Among the lines below, count those with "picture". Give the total alone.

◇ ◇ ◇ ◇ ◇

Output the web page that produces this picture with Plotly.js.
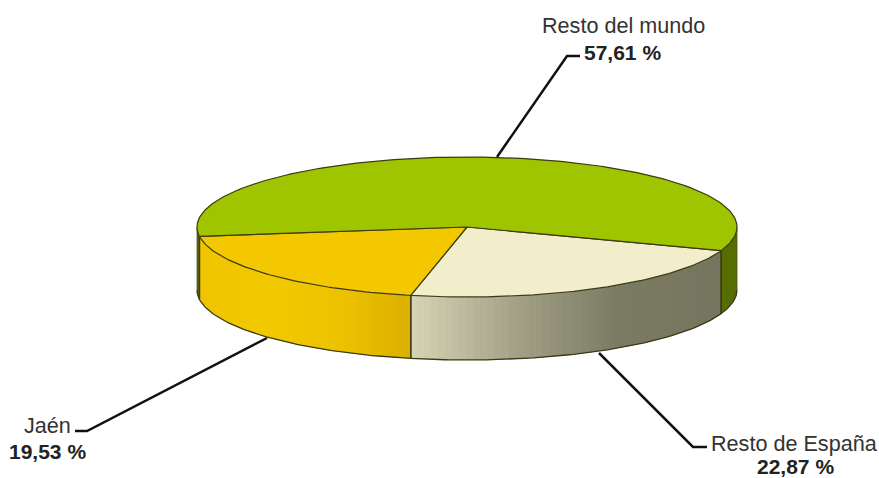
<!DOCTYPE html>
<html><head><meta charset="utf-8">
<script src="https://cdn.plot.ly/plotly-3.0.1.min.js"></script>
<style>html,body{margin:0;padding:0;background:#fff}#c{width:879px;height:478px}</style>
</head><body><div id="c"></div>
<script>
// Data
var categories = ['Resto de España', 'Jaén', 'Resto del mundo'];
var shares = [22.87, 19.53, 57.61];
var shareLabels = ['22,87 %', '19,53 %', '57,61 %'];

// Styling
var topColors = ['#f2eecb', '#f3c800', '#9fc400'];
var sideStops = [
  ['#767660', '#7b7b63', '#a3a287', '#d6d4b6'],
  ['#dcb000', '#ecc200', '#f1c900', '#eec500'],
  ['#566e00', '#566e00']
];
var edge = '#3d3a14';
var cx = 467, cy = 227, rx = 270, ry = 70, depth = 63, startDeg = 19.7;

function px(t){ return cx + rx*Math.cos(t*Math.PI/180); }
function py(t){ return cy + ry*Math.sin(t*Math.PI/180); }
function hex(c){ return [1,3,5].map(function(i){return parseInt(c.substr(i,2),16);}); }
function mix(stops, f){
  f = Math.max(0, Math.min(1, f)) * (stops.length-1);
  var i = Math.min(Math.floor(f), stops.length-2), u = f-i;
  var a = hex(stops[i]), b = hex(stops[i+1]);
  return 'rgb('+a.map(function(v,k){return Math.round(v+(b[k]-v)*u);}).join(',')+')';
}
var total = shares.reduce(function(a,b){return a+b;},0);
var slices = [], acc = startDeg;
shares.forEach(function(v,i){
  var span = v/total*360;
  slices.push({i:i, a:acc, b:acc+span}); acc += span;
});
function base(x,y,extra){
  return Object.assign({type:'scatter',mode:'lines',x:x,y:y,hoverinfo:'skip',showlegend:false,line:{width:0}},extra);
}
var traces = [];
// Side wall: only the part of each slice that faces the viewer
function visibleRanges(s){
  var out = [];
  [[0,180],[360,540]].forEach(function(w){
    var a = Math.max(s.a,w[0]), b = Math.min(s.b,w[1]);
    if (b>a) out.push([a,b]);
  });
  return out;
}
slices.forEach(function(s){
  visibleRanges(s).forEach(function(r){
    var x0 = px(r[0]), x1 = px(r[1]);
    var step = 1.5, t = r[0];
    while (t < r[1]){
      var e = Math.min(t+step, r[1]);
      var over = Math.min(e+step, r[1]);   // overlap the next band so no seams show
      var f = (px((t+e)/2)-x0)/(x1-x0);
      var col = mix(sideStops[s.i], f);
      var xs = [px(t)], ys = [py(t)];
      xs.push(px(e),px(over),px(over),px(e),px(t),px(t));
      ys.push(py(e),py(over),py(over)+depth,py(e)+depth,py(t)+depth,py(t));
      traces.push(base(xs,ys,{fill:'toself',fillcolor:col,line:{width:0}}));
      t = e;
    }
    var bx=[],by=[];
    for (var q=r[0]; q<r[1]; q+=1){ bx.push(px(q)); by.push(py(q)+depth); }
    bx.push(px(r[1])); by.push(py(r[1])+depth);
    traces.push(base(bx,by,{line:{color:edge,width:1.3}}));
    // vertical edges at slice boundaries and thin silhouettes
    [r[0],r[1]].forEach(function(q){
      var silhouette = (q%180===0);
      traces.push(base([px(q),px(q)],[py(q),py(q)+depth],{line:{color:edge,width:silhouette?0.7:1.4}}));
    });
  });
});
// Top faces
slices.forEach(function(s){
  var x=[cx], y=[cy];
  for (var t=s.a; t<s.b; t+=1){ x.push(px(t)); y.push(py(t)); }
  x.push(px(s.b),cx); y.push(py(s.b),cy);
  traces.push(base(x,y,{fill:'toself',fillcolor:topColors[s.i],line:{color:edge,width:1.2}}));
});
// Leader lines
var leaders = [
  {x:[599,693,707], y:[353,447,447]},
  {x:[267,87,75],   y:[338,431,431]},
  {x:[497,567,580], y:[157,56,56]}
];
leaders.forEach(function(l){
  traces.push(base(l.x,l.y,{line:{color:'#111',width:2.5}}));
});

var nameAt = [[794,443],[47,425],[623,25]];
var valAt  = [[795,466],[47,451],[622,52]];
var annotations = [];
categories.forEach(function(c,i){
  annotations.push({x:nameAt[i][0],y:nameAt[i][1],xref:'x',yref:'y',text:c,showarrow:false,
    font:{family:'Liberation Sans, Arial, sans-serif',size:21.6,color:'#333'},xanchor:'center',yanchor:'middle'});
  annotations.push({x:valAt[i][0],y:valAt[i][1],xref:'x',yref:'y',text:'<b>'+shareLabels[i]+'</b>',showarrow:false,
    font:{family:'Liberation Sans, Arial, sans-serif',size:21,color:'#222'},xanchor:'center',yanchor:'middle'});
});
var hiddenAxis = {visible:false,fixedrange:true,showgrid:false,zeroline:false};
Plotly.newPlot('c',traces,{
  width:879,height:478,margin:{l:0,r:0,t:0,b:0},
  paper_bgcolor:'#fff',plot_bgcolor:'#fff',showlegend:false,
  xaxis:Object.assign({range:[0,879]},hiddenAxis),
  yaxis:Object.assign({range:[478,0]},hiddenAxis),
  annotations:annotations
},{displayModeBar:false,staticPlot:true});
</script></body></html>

◇ ◇ ◇ ◇ ◇

▸ **OUTPUT OF THE TASK**
1